In the lines below, output everything from the first line through the line containing "const yNames = ['Angle-of-Attack" exactly as it is. Pictures are not part of the output.

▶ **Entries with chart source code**
┌──

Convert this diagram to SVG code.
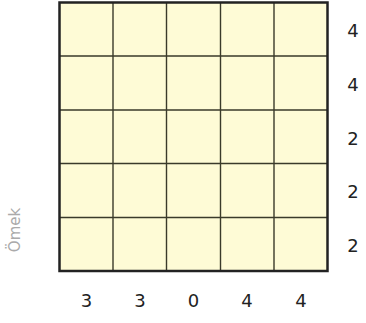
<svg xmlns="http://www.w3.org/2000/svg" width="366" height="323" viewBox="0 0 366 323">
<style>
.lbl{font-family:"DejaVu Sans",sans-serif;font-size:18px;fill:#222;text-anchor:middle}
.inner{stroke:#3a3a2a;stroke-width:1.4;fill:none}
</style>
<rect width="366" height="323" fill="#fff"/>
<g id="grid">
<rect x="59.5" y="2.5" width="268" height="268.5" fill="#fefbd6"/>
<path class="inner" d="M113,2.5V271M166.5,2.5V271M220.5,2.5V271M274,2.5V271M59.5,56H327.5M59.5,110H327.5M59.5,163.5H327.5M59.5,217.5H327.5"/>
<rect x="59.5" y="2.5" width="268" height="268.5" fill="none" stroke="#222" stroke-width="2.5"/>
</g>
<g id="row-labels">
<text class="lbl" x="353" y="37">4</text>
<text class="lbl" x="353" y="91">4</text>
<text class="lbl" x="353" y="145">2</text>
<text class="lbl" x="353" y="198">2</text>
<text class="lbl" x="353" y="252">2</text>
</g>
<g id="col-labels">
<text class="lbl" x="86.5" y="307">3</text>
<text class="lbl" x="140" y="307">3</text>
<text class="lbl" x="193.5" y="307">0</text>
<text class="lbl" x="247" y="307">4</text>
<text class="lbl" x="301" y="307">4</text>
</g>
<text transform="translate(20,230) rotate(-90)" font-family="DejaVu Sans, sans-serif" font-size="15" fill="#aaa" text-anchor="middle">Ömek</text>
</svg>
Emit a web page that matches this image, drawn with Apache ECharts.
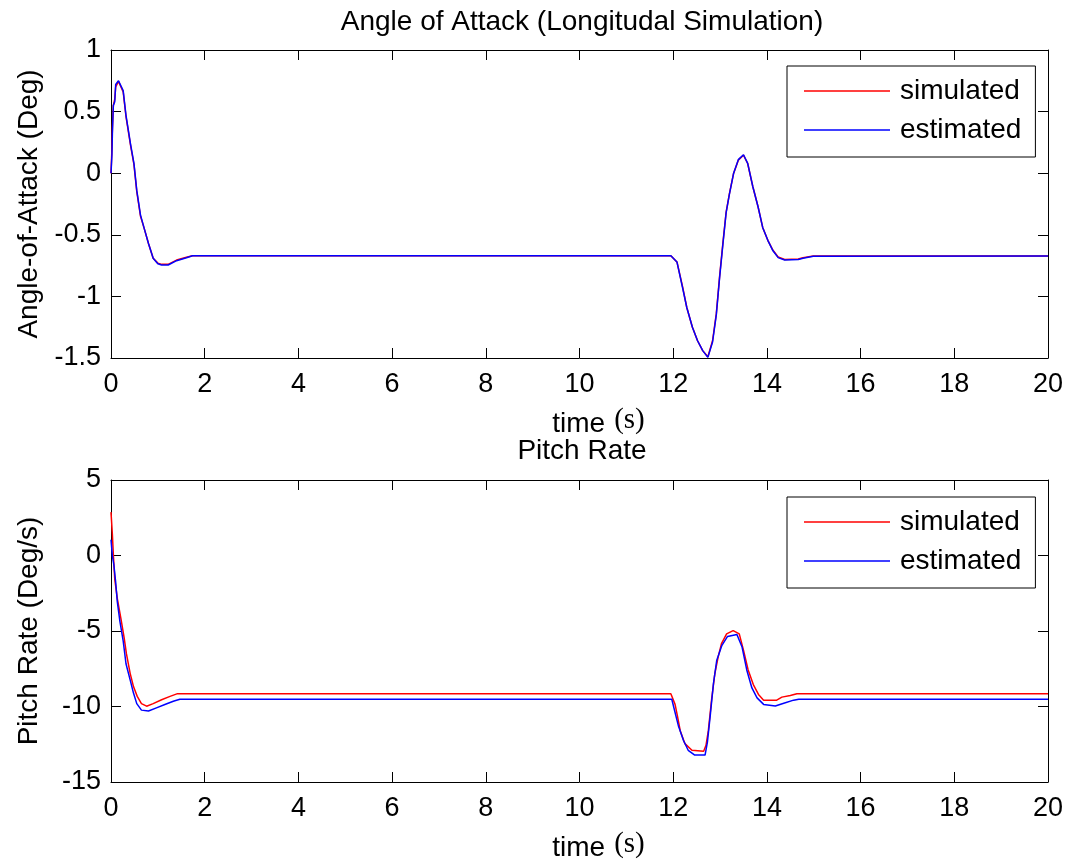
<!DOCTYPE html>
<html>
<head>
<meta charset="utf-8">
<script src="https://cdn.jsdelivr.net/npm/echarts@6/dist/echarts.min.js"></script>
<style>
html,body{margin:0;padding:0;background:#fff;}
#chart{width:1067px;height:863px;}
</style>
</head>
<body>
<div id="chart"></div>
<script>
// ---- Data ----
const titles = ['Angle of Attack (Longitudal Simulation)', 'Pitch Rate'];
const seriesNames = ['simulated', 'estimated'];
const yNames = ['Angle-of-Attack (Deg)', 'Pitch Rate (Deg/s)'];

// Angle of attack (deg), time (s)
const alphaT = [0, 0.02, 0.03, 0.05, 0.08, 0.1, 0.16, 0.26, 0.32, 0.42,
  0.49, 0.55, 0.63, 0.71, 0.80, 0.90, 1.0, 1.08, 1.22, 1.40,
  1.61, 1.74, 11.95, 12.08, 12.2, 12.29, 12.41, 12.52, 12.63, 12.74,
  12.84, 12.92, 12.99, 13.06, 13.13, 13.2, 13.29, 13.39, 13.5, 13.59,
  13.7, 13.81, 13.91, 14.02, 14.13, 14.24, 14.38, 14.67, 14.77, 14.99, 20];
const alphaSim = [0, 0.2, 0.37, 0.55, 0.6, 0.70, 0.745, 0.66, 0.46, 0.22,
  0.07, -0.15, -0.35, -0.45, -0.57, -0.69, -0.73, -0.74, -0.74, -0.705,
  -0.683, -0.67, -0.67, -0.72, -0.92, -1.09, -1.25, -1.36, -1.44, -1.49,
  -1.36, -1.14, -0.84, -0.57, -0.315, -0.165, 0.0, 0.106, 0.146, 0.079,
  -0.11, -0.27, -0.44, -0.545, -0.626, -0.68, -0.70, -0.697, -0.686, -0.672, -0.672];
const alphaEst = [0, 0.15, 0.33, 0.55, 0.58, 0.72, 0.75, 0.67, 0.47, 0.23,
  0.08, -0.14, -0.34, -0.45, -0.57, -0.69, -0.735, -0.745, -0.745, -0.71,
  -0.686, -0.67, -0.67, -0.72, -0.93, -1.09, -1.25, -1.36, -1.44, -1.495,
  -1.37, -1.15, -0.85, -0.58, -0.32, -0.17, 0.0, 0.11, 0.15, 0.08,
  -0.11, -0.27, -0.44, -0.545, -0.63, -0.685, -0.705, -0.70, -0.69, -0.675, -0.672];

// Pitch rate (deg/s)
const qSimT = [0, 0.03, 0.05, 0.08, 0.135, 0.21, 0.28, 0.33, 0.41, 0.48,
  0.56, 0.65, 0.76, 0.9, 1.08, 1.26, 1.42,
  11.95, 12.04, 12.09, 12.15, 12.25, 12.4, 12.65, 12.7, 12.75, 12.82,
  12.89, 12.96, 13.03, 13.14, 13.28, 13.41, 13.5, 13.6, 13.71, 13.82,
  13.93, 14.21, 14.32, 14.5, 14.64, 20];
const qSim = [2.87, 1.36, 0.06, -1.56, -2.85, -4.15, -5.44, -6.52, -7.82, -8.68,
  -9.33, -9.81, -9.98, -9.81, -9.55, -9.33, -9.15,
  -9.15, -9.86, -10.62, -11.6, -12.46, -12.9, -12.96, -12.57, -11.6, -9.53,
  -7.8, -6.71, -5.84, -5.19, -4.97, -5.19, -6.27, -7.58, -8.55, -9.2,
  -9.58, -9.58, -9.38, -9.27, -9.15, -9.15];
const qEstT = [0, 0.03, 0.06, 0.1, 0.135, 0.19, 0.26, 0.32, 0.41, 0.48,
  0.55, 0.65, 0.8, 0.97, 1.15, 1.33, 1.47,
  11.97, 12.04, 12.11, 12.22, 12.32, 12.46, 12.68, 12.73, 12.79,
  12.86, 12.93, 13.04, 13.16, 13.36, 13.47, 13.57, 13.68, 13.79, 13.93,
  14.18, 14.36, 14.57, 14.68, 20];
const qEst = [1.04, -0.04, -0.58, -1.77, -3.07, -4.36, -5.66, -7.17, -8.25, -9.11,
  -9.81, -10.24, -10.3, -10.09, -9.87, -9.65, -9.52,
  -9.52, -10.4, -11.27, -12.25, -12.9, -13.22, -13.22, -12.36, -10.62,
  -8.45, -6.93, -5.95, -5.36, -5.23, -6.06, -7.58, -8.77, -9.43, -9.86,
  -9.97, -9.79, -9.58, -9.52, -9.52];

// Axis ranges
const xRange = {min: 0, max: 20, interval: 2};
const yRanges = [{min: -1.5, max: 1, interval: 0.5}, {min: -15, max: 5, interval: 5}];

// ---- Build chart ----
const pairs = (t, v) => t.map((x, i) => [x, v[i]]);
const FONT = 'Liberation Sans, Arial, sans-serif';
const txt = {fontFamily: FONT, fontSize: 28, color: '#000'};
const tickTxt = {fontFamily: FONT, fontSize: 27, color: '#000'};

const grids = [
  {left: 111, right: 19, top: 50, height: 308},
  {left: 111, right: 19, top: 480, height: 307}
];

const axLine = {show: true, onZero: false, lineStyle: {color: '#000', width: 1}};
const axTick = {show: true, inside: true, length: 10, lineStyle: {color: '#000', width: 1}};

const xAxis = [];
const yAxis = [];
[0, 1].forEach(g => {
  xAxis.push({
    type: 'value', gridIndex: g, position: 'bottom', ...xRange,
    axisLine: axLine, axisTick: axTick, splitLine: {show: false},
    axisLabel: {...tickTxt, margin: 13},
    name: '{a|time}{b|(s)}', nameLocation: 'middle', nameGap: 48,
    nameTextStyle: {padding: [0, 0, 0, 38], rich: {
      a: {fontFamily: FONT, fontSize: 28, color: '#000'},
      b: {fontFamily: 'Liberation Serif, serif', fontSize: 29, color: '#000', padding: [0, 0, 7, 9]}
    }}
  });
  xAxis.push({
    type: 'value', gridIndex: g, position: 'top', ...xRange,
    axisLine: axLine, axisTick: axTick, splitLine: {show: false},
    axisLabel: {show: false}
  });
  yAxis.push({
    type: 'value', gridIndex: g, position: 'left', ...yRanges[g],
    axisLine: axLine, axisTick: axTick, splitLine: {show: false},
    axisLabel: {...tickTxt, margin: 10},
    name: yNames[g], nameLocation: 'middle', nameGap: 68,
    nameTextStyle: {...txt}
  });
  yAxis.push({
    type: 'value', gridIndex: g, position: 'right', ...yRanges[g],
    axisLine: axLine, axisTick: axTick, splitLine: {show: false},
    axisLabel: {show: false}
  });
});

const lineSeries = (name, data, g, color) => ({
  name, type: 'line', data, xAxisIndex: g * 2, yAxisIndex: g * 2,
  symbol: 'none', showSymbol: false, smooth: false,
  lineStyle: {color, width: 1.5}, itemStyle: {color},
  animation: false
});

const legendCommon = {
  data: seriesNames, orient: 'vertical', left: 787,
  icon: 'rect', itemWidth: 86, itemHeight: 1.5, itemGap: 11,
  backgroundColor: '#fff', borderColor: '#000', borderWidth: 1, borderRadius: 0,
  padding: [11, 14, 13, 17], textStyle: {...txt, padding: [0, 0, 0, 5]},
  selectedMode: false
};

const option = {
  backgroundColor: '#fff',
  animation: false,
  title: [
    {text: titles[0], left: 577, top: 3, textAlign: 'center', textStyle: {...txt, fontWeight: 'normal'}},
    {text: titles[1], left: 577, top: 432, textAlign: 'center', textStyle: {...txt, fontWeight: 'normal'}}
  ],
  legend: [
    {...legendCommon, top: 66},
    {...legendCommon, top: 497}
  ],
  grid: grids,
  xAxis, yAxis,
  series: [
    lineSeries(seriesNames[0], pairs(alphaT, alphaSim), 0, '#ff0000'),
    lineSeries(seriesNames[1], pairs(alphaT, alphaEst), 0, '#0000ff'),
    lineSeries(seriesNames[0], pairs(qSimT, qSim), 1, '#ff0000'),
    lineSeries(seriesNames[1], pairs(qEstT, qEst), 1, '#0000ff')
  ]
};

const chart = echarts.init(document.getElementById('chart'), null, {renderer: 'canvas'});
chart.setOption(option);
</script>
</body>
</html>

└──

▶ **Correct output**
Convert this diagram to SVG code.
<svg xmlns="http://www.w3.org/2000/svg" width="366" height="323" viewBox="0 0 366 323">
<style>
.lbl{font-family:"DejaVu Sans",sans-serif;font-size:18px;fill:#222;text-anchor:middle}
.inner{stroke:#3a3a2a;stroke-width:1.4;fill:none}
</style>
<rect width="366" height="323" fill="#fff"/>
<g id="grid">
<rect x="59.5" y="2.5" width="268" height="268.5" fill="#fefbd6"/>
<path class="inner" d="M113,2.5V271M166.5,2.5V271M220.5,2.5V271M274,2.5V271M59.5,56H327.5M59.5,110H327.5M59.5,163.5H327.5M59.5,217.5H327.5"/>
<rect x="59.5" y="2.5" width="268" height="268.5" fill="none" stroke="#222" stroke-width="2.5"/>
</g>
<g id="row-labels">
<text class="lbl" x="353" y="37">4</text>
<text class="lbl" x="353" y="91">4</text>
<text class="lbl" x="353" y="145">2</text>
<text class="lbl" x="353" y="198">2</text>
<text class="lbl" x="353" y="252">2</text>
</g>
<g id="col-labels">
<text class="lbl" x="86.5" y="307">3</text>
<text class="lbl" x="140" y="307">3</text>
<text class="lbl" x="193.5" y="307">0</text>
<text class="lbl" x="247" y="307">4</text>
<text class="lbl" x="301" y="307">4</text>
</g>
<text transform="translate(20,230) rotate(-90)" font-family="DejaVu Sans, sans-serif" font-size="15" fill="#aaa" text-anchor="middle">Ömek</text>
</svg>
Emit a web page that matches this image, drawn with Apache ECharts.
<!DOCTYPE html>
<html>
<head>
<meta charset="utf-8">
<script src="https://cdn.jsdelivr.net/npm/echarts@6/dist/echarts.min.js"></script>
<style>
html,body{margin:0;padding:0;background:#fff;}
#chart{width:1067px;height:863px;}
</style>
</head>
<body>
<div id="chart"></div>
<script>
// ---- Data ----
const titles = ['Angle of Attack (Longitudal Simulation)', 'Pitch Rate'];
const seriesNames = ['simulated', 'estimated'];
const yNames = ['Angle-of-Attack (Deg)', 'Pitch Rate (Deg/s)'];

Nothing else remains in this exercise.